Degas often showcased artwork that illustrates the behind the scene activities that go on prior to a show. This is showcased through the artwork The Actresses Dressing Room, and Ballerinas Adjusting Their Dresses. These artworks give the viewer a small glimpse into the secrets that occur behind the curtain that the audience is not privy to knowing. Degas adored this concept as he often imagined what truly occurs to create a work of art. This motivation also inspired his ample number of nude portraits of women bathing. Degas was immensely consumed with the idea of what woman do behind closed doors when they finally take off their gowns and reveal their flesh. Whether through an erotic desire, or fascination of the nude female body in its natural form, Degas cultivated a vast collection of this type of artwork.
The Toilette incredibly resembles the artist’s other work Woman At Her Toilette. The piece Woman At Her Toilette illustrates a woman bathing in an abstract impressionism feel. Whereas The Toilette has a more classic post-impressionism style. Rather than blurring the details into one another, the artist decided to showcase the female figure bathing in more detail. Based on the similar setting, and attire, it is most likely that the two paintings are of the same woman. The question that is unanswered is whether Degas has based these pieces off of someone he knew, or his own imagination.

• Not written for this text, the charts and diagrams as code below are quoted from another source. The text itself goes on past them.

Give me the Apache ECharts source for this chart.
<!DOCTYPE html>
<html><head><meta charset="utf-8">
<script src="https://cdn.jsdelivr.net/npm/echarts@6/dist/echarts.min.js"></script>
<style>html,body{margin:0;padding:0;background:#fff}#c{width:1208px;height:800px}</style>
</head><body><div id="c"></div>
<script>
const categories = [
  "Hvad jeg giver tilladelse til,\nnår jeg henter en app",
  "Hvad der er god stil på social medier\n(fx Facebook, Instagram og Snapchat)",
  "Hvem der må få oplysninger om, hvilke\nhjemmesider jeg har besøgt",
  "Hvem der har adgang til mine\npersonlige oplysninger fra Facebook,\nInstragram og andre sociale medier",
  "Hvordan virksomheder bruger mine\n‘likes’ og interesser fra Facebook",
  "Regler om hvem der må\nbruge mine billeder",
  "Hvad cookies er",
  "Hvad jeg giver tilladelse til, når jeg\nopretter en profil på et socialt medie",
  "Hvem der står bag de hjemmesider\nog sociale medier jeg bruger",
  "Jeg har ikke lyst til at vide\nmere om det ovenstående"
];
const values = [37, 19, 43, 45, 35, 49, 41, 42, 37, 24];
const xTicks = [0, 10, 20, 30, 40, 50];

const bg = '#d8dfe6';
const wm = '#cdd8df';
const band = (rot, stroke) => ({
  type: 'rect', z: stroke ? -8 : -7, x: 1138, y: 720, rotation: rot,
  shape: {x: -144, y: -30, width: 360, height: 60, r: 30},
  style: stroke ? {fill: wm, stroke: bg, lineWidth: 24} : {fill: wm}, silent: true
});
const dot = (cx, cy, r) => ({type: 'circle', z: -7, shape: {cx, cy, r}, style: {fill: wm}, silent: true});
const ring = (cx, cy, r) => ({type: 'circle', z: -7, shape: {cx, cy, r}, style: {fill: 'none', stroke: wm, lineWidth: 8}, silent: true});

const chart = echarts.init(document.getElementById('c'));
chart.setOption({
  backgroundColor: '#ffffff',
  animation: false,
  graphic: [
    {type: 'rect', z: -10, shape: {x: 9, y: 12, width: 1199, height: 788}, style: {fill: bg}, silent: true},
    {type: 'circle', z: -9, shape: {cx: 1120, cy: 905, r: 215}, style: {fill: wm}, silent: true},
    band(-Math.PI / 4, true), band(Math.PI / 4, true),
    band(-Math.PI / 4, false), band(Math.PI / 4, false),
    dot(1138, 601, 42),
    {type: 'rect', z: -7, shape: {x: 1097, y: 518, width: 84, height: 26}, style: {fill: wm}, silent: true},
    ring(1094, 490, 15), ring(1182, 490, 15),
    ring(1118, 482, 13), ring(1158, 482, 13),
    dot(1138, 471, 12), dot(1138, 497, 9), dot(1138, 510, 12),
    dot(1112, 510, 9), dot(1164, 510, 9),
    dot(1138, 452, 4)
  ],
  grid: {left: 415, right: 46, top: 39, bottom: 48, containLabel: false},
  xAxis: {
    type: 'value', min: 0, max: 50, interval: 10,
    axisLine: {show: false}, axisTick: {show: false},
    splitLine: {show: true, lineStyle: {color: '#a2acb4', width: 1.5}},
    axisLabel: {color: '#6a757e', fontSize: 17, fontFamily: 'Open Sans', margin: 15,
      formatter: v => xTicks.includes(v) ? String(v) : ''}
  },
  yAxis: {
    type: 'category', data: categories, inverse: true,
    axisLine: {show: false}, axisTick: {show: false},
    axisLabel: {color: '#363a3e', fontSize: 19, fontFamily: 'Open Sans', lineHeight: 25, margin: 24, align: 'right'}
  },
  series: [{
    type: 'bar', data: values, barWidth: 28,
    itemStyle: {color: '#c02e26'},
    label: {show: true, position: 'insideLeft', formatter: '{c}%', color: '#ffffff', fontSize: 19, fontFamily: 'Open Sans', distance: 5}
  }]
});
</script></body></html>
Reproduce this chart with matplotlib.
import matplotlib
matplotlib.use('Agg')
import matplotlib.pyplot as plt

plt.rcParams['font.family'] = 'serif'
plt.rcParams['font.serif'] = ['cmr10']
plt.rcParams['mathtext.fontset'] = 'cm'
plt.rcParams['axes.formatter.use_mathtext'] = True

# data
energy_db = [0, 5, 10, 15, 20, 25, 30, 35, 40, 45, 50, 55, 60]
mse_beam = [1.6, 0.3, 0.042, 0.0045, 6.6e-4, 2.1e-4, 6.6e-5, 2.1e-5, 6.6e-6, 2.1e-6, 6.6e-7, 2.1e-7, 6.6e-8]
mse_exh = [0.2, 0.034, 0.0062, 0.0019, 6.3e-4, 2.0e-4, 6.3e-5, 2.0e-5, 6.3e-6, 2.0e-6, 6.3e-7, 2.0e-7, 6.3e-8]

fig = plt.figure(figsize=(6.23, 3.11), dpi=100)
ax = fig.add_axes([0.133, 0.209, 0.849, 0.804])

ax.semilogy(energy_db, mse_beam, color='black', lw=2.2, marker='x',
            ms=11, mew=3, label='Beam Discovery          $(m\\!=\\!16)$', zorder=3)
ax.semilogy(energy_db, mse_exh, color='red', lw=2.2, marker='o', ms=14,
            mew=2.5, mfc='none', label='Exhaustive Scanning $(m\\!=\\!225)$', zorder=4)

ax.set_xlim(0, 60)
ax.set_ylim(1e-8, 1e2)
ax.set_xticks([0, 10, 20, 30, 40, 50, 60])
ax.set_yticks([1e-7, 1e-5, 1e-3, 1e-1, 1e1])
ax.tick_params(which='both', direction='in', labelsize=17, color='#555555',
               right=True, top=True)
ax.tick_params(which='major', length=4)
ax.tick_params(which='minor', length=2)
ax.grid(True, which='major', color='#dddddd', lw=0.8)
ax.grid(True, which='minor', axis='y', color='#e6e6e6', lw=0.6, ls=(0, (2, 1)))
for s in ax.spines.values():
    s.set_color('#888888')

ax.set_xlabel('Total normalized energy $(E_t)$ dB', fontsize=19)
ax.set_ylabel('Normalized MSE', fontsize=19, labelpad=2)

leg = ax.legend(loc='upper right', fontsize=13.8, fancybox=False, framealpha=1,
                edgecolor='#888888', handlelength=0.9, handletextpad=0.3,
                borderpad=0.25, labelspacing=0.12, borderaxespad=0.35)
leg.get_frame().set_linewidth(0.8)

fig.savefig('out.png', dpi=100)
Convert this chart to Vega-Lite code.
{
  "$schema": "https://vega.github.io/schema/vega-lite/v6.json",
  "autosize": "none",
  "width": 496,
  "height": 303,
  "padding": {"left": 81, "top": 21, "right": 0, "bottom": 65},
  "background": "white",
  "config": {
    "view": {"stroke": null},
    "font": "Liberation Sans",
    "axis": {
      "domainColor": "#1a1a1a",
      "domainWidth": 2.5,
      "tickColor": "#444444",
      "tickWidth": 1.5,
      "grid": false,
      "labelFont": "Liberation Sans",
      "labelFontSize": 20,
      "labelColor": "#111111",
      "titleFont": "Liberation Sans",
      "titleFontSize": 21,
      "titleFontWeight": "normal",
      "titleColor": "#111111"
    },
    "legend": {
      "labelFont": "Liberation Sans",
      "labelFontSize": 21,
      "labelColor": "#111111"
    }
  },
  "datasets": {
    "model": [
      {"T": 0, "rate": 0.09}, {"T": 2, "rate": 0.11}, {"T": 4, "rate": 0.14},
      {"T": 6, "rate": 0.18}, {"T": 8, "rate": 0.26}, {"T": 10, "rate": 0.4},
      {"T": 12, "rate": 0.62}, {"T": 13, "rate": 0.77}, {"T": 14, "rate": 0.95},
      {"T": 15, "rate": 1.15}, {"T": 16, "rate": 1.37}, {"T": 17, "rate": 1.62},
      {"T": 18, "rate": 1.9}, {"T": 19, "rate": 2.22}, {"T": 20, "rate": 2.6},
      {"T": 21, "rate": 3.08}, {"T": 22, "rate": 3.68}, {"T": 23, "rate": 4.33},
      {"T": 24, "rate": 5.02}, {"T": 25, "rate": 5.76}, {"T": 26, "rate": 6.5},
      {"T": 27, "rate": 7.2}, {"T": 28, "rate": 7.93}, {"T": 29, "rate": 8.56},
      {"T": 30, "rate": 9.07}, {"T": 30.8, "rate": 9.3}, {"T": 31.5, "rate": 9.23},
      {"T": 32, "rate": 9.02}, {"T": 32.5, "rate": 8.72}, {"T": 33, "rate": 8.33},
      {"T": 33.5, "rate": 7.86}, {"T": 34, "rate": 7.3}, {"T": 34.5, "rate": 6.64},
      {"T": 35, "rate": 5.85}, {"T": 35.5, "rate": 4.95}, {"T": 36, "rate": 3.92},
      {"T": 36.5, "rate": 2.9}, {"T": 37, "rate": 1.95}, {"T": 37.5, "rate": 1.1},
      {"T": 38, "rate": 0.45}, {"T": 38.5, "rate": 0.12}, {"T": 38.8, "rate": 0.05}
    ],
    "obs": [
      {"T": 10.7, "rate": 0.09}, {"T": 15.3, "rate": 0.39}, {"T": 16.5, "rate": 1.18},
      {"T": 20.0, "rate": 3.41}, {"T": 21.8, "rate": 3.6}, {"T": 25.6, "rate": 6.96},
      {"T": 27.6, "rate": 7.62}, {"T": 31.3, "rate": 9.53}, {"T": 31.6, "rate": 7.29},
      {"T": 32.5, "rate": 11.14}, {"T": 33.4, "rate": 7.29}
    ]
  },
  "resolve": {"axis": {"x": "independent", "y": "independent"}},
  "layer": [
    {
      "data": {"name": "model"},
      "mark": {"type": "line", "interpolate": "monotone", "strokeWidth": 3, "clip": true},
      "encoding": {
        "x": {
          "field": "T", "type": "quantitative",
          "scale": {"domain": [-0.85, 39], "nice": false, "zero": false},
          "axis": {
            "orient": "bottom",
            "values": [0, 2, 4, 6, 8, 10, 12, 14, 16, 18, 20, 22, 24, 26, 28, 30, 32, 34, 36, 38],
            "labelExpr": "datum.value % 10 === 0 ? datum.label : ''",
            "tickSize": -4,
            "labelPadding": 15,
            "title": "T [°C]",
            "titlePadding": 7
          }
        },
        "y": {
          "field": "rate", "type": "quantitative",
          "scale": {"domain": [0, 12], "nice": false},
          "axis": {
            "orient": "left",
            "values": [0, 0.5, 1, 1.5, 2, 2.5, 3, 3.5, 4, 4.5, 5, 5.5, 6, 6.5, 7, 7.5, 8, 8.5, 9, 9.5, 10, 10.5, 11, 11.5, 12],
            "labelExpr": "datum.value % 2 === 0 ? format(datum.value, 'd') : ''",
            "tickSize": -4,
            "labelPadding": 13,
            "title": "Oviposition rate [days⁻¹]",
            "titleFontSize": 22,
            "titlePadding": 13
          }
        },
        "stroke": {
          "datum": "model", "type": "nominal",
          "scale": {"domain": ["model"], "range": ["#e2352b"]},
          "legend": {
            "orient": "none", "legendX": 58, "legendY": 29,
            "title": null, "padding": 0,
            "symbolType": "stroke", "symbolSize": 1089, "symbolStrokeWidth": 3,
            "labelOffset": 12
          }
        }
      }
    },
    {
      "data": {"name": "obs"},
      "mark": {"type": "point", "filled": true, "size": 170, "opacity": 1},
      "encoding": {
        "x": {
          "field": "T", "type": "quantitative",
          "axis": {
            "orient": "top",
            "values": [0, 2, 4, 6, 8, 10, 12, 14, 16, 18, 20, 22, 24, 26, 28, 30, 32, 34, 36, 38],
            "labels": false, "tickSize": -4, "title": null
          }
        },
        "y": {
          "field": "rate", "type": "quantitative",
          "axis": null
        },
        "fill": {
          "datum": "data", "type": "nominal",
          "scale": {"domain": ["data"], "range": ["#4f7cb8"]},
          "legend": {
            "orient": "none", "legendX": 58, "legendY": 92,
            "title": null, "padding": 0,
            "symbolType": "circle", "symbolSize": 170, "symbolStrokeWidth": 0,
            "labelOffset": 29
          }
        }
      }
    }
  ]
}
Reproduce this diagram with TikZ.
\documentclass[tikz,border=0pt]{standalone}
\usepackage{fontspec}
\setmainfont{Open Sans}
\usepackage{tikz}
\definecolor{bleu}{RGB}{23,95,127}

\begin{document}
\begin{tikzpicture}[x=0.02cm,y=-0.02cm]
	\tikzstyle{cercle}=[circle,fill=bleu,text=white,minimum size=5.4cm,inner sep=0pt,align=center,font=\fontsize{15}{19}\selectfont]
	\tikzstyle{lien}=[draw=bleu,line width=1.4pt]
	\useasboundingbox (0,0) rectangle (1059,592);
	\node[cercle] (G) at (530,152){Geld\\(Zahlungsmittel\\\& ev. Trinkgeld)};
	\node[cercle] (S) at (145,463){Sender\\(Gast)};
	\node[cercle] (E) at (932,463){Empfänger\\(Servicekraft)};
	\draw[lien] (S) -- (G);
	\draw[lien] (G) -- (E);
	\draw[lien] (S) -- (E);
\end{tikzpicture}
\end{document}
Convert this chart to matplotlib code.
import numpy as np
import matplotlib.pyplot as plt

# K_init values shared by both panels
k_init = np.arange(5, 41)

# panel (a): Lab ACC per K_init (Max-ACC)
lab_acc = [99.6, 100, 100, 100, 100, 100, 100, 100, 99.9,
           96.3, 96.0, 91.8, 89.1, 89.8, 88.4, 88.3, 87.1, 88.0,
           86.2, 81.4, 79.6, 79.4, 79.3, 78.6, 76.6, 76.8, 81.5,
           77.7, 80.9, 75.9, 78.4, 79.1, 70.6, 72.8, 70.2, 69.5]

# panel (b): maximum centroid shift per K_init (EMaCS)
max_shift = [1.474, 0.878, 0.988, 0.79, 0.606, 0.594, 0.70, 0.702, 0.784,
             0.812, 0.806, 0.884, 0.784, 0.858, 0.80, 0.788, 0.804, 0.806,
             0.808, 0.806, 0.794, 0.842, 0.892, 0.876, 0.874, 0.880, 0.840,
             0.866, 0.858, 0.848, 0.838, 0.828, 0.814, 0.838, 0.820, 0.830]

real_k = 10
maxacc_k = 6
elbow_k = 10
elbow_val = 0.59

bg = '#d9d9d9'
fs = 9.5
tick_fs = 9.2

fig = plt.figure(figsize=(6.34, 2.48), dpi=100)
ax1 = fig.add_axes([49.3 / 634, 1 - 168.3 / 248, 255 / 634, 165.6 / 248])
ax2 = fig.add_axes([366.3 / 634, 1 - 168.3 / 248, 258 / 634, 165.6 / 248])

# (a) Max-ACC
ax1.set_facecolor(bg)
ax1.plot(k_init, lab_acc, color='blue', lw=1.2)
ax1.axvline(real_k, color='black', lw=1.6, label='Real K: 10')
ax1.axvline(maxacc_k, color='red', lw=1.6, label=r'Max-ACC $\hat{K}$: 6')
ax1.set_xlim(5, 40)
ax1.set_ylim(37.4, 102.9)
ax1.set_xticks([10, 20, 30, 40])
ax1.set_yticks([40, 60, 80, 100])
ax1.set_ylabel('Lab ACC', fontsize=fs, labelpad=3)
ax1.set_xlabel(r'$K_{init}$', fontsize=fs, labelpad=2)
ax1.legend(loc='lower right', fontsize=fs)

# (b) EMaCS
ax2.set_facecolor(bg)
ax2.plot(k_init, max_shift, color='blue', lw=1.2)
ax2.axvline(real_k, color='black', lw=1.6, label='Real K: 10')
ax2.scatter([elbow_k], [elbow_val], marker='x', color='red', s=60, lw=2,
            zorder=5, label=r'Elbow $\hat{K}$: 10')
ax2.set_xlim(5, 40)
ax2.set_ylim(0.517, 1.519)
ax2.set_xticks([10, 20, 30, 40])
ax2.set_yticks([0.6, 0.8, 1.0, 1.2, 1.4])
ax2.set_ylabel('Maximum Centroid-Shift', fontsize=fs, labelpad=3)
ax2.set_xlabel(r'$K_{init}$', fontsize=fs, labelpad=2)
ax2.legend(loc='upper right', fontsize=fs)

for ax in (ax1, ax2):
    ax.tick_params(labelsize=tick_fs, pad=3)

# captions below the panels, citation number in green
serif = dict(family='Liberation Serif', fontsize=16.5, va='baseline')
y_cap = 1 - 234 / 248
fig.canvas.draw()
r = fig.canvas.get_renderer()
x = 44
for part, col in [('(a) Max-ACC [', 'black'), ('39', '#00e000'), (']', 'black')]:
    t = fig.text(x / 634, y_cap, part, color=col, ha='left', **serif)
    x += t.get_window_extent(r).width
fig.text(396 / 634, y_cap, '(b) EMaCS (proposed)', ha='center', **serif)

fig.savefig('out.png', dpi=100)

The woman within the painting is standing while leaning forwards upon a teal coloured bowl. The woman is completely nude from the waist upwards with a glimpse of her breasts. Upon her hips lays a white chiffon dress that falls towards the floor that covers her backside. As the woman is leaning towards the counter, the viewer is unable to see her face as her light brown hair covers her face. Degas places a light source near the back of the room and illuminates her body. He showcases the exact curves and folds in the woman’s body as he highlights and contrasts the frame. He shades her spinal cord to show the dimension within her back. He also shades her hips and shoulders to contour her body. The artist uses immense precision to illustrate the woman’s body.
It seems as if the counter she Is leaning upon doubles as her vanity. A yellow-orange hairbrush is seen near the right of the counter. As well, an array of different coloured bottles in front of the mirror are present. A teal blue colour outlines the frame of the mirror. The actual mirror itself reflects the rest of the room.
To the right of the artwork, curtains fill the canvas in different shades and textures. A velvet golden green and orange curtain is filled with a flowery pattern. Another curtain right next to it in a dark burgundy brown flows alongside. Finally, the walls are coloured in a simple white hue. Yet, Degas works to give it dimension and shape by using linear brush strokes to elongate the walls. The dress that hugs the woman’s hips is darkened with hues of blue and grey. While the dress was portrayed as white within the other artwork titled Woman At Her Toilette.